| More Details: |
We study the stability of a steady Eckart streaming jet that is acoustically forced at one end of a closed cylindrical cavity and impinges the wall at the other end, where a recirculation forms. This configuration generically represents industrial processes where acoustic forcing offers a contactless means of stirring or controlling confined flows. Successfully doing so, however, requires sufficient insight into the topology of the acoustically forced flow. This raises the question of whether the base acoustic streaming jet is stable and, when not, of which alternative states emerge. Using Linear Stability Analysis (LSA) and three-dimensional nonlinear simulations, we identify the instability mechanisms and determine the nature of the bifurcations that ensue.
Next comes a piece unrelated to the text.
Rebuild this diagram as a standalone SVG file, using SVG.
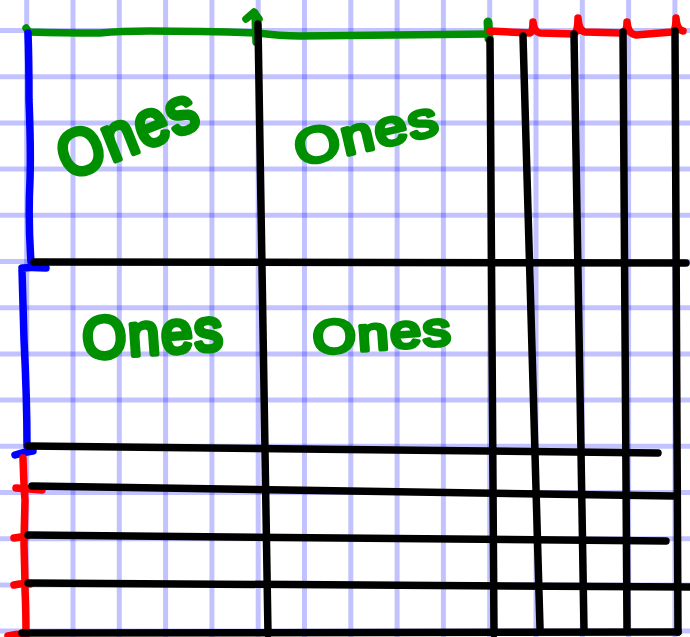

We show that the ratio $C_R$ between the cavity and the maximum beam radii determines the dominant unstable mode. For $4 \leq C_R \leq 6$, a non-oscillatory perturbation rooted in the jet impingement triggers a supercritical bifurcation. For $C_R = 3$, the flow destabilises through a subcritical non-oscillatory bifurcation. Further reducing $C_R$ increases the shear within the flow, and gradually relocates the instability in the shear layer between impingement-induced vortices: for $C_R = 2$, an unstable travelling wave grows out of a subcritical bifurcation, which becomes supercritical for $C_R=1$. For each geometry, the nonlinear 3D simulations validate the LSA, identify the saturated nonlinear state and its stability. This study offers fundamental insight into the stability of acoustically-driven flows in general, but also opens possible pathways to either induce turbulence acoustically, or to avoid it in realistic configurations.
Comment: 34 pages, 21 figures |